# [DATASET EXTRACT]
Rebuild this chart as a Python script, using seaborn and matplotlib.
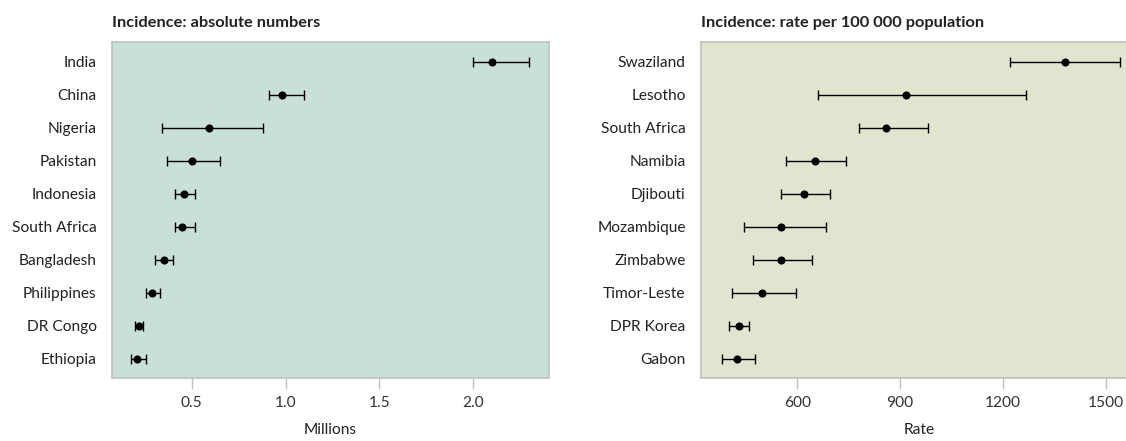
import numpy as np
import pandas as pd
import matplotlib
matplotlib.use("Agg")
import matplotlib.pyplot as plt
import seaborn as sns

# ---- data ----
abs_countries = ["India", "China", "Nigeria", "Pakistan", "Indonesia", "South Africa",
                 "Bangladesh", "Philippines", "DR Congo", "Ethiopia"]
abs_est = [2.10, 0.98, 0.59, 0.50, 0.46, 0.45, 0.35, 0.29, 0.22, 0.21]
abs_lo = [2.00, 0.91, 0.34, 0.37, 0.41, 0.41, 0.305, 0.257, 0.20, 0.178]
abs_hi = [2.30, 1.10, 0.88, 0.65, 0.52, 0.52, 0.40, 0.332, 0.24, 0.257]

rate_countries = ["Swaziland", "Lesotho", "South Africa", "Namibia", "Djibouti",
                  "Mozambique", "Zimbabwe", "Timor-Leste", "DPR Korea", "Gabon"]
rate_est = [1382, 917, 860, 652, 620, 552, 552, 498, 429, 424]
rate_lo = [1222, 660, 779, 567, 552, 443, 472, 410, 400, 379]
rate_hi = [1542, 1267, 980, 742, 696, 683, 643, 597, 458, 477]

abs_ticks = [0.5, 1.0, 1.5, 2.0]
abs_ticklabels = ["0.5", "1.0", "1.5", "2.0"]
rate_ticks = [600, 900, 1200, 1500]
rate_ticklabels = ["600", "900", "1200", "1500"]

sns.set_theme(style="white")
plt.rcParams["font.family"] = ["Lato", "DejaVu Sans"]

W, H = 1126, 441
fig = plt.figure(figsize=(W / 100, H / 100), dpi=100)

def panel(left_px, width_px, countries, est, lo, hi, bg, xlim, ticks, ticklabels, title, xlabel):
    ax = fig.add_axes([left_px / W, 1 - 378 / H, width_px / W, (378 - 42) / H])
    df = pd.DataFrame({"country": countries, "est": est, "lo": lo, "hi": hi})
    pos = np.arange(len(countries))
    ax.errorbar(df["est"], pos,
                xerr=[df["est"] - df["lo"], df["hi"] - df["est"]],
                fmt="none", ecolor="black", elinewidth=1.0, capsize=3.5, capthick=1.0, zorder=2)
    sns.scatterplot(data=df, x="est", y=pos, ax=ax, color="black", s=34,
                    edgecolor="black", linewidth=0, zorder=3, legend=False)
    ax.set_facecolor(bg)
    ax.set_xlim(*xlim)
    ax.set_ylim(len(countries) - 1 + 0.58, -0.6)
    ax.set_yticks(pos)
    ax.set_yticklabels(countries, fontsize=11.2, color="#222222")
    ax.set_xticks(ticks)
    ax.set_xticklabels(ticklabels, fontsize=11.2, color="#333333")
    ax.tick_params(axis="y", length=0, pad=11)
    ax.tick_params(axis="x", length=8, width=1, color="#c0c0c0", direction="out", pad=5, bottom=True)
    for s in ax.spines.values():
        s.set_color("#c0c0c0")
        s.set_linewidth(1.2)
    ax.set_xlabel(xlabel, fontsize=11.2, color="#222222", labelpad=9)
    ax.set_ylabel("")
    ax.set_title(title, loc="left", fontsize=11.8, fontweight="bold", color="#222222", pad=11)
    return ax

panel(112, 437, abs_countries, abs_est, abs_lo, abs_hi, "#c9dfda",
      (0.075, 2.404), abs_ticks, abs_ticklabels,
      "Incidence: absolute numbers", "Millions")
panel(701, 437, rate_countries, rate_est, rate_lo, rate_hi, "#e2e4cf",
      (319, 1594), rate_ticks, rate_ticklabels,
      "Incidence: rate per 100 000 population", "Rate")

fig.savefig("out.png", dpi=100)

# [GIVEN EXERCISE]
Repeat the lines of the listing above verbatim, beginning at its first line and ending at the line containing "import seaborn as sns", which is included. Omit pictures.

# [FULL SOLUTION]
Rebuild this chart as a Python script, using seaborn and matplotlib.
import numpy as np
import pandas as pd
import matplotlib
matplotlib.use("Agg")
import matplotlib.pyplot as plt
import seaborn as sns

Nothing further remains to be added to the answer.